● Exercise instructions:
Write out the entire listing below exactly as it appears, minus any pictures.

● Dataset section:
--------------------
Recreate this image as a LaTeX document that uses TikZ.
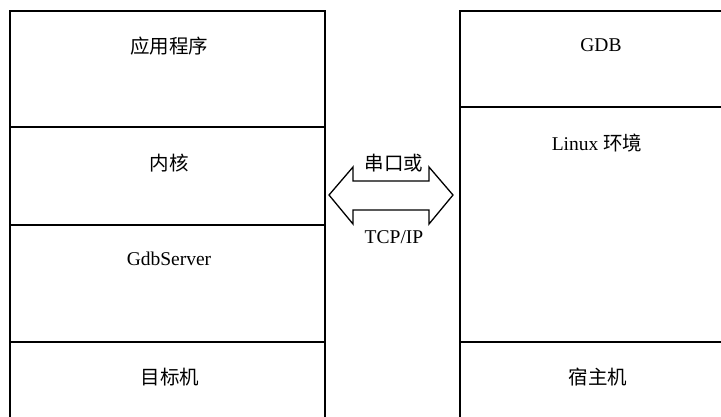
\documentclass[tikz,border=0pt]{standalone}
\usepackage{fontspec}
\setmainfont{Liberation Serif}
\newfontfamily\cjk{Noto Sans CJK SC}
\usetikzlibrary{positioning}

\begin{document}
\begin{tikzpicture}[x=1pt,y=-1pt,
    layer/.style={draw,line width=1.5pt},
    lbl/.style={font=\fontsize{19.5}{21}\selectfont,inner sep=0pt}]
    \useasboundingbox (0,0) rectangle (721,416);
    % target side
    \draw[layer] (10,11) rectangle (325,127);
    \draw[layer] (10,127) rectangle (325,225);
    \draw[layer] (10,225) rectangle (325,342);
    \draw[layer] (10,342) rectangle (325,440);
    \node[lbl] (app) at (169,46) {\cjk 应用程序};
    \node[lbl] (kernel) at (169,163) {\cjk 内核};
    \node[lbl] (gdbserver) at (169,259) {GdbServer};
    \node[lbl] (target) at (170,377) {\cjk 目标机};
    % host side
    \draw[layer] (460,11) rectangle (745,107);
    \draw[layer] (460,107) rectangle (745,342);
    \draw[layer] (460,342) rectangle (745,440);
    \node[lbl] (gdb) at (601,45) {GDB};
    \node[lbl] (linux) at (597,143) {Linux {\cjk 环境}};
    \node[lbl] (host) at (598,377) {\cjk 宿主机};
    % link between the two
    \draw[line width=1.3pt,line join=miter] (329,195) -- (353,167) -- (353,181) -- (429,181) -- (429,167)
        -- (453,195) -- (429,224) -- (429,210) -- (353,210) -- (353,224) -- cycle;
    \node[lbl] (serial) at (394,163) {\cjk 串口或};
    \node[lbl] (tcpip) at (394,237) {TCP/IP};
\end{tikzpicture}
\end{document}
--------------------
● Expected answer:
Recreate this image as a LaTeX document that uses TikZ.
\documentclass[tikz,border=0pt]{standalone}
\usepackage{fontspec}
\setmainfont{Liberation Serif}
\newfontfamily\cjk{Noto Sans CJK SC}
\usetikzlibrary{positioning}

\begin{document}
\begin{tikzpicture}[x=1pt,y=-1pt,
    layer/.style={draw,line width=1.5pt},
    lbl/.style={font=\fontsize{19.5}{21}\selectfont,inner sep=0pt}]
    \useasboundingbox (0,0) rectangle (721,416);
    % target side
    \draw[layer] (10,11) rectangle (325,127);
    \draw[layer] (10,127) rectangle (325,225);
    \draw[layer] (10,225) rectangle (325,342);
    \draw[layer] (10,342) rectangle (325,440);
    \node[lbl] (app) at (169,46) {\cjk 应用程序};
    \node[lbl] (kernel) at (169,163) {\cjk 内核};
    \node[lbl] (gdbserver) at (169,259) {GdbServer};
    \node[lbl] (target) at (170,377) {\cjk 目标机};
    % host side
    \draw[layer] (460,11) rectangle (745,107);
    \draw[layer] (460,107) rectangle (745,342);
    \draw[layer] (460,342) rectangle (745,440);
    \node[lbl] (gdb) at (601,45) {GDB};
    \node[lbl] (linux) at (597,143) {Linux {\cjk 环境}};
    \node[lbl] (host) at (598,377) {\cjk 宿主机};
    % link between the two
    \draw[line width=1.3pt,line join=miter] (329,195) -- (353,167) -- (353,181) -- (429,181) -- (429,167)
        -- (453,195) -- (429,224) -- (429,210) -- (353,210) -- (353,224) -- cycle;
    \node[lbl] (serial) at (394,163) {\cjk 串口或};
    \node[lbl] (tcpip) at (394,237) {TCP/IP};
\end{tikzpicture}
\end{document}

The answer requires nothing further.